§ Records

******

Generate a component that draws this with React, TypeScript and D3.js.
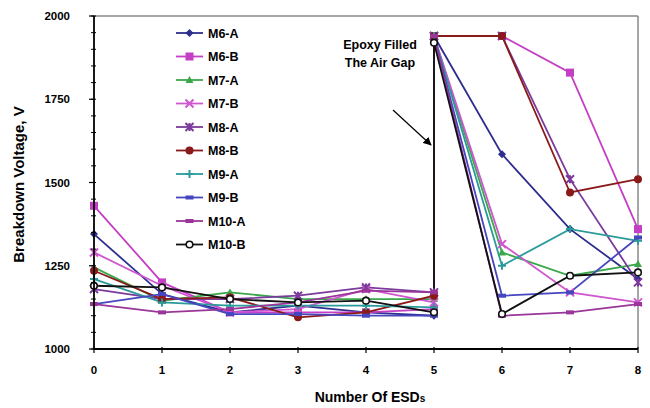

******

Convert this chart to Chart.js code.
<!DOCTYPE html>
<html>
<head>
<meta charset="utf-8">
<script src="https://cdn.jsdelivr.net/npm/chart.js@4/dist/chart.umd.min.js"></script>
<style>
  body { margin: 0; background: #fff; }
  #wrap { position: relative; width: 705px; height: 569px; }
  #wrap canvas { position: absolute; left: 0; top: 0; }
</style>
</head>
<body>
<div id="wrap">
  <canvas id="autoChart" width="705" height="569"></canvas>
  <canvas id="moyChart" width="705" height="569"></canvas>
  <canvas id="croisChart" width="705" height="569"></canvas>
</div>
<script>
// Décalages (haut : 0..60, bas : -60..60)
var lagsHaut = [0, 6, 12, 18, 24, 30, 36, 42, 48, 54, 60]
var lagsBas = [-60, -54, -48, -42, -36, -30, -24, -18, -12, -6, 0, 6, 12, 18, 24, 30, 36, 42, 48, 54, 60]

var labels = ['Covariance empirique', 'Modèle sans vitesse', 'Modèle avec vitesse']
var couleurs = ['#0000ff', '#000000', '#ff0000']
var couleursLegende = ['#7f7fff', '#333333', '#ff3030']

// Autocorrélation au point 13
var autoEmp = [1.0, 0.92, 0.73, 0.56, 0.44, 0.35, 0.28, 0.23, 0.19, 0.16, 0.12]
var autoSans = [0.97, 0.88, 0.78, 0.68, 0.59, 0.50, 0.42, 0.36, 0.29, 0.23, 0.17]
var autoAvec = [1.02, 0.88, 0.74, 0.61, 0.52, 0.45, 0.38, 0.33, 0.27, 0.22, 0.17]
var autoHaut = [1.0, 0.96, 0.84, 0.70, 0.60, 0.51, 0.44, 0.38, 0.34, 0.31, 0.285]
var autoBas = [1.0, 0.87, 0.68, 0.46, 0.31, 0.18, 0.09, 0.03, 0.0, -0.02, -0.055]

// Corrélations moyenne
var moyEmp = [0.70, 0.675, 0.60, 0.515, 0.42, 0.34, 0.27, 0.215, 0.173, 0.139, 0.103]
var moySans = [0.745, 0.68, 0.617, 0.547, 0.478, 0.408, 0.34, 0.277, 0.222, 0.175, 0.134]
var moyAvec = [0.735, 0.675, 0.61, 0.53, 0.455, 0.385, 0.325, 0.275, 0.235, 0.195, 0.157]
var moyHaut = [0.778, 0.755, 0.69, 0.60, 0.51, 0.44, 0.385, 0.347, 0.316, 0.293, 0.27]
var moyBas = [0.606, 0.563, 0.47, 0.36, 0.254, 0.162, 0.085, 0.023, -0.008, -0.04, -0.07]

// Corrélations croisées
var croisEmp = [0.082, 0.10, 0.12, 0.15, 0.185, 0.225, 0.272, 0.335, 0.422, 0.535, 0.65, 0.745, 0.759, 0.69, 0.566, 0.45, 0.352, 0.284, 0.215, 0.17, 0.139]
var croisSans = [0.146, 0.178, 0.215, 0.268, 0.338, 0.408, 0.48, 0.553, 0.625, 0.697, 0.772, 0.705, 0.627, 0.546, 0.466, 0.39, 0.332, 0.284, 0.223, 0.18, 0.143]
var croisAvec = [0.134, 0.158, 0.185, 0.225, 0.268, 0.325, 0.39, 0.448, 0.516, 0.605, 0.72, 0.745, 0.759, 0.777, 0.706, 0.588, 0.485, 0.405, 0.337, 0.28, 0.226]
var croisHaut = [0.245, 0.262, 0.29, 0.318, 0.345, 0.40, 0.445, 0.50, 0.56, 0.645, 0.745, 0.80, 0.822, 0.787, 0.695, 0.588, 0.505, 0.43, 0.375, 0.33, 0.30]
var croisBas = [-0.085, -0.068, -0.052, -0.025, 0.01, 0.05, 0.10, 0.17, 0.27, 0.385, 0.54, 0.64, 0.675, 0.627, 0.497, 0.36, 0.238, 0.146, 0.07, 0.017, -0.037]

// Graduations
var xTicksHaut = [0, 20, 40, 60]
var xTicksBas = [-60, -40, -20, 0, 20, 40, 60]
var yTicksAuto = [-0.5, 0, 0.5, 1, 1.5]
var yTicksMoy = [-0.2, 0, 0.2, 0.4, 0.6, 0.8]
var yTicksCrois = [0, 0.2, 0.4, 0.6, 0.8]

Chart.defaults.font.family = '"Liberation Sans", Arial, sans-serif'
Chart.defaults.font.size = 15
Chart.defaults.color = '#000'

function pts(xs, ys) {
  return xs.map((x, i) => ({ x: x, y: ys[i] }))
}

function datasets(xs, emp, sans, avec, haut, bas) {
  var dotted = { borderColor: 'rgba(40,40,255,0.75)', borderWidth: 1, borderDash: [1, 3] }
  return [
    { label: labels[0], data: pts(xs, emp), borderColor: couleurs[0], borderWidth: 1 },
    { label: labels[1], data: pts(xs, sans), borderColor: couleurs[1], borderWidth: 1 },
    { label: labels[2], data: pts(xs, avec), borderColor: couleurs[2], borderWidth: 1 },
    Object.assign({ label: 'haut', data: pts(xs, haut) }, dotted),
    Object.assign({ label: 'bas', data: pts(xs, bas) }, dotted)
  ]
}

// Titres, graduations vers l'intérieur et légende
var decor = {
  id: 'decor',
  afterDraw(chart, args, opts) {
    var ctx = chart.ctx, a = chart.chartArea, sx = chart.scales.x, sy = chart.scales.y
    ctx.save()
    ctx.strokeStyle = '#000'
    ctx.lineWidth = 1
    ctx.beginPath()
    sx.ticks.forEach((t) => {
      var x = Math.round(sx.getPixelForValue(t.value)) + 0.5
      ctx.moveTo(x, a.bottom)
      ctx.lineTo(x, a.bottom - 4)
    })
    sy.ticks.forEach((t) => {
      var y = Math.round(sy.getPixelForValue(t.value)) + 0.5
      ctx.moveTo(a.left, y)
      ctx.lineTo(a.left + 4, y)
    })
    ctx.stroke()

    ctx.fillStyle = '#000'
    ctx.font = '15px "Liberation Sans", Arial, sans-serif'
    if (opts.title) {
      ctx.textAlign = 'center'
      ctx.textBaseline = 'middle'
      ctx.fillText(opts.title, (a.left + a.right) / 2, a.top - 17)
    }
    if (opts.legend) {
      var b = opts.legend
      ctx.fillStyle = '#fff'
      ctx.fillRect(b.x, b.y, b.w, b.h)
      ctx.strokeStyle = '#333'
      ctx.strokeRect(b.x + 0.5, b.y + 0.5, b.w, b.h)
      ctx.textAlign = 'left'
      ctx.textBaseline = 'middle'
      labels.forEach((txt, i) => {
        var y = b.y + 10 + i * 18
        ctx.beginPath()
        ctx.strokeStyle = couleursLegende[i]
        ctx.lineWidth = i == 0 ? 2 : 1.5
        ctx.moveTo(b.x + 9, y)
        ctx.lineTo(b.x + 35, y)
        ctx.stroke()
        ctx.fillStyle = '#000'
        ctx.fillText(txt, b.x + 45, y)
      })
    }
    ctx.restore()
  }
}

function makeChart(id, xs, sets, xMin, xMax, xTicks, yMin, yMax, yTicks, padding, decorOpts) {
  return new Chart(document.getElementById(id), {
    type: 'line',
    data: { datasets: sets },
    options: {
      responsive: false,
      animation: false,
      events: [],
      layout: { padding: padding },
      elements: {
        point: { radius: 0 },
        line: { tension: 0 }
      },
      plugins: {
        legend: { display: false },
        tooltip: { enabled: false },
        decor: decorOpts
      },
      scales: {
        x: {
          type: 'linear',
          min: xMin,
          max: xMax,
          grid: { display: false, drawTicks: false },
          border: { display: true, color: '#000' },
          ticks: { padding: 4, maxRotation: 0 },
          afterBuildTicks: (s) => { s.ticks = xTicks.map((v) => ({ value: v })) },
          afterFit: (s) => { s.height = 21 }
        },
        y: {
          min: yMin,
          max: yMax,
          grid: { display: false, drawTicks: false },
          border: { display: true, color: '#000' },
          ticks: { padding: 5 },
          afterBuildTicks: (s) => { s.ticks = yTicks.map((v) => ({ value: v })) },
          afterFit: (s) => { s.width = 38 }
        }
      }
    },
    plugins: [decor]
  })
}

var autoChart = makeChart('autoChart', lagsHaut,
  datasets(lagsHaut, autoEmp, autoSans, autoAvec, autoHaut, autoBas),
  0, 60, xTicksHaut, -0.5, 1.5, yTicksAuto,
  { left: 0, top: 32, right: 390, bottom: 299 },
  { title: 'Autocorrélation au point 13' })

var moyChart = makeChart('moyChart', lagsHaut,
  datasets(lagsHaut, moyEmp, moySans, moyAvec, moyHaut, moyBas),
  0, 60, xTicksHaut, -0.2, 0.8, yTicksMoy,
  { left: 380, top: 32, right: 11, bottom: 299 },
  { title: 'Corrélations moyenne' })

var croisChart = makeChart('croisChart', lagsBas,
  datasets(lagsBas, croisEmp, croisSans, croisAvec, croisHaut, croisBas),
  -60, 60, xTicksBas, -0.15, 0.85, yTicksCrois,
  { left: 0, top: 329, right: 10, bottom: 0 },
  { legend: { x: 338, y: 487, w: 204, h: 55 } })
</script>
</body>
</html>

******

§ Exercise objective
Exact duplication is required for the lines above, from the line that contains "Convert this chart to Chart.js code." to the line that contains "var couleursLegende = ['#7f7fff', '#333333', '#ff3030']", inclusive; omit all others.

§ The solution
Convert this chart to Chart.js code.
<!DOCTYPE html>
<html>
<head>
<meta charset="utf-8">
<script src="https://cdn.jsdelivr.net/npm/chart.js@4/dist/chart.umd.min.js"></script>
<style>
  body { margin: 0; background: #fff; }
  #wrap { position: relative; width: 705px; height: 569px; }
  #wrap canvas { position: absolute; left: 0; top: 0; }
</style>
</head>
<body>
<div id="wrap">
  <canvas id="autoChart" width="705" height="569"></canvas>
  <canvas id="moyChart" width="705" height="569"></canvas>
  <canvas id="croisChart" width="705" height="569"></canvas>
</div>
<script>
// Décalages (haut : 0..60, bas : -60..60)
var lagsHaut = [0, 6, 12, 18, 24, 30, 36, 42, 48, 54, 60]
var lagsBas = [-60, -54, -48, -42, -36, -30, -24, -18, -12, -6, 0, 6, 12, 18, 24, 30, 36, 42, 48, 54, 60]

var labels = ['Covariance empirique', 'Modèle sans vitesse', 'Modèle avec vitesse']
var couleurs = ['#0000ff', '#000000', '#ff0000']
var couleursLegende = ['#7f7fff', '#333333', '#ff3030']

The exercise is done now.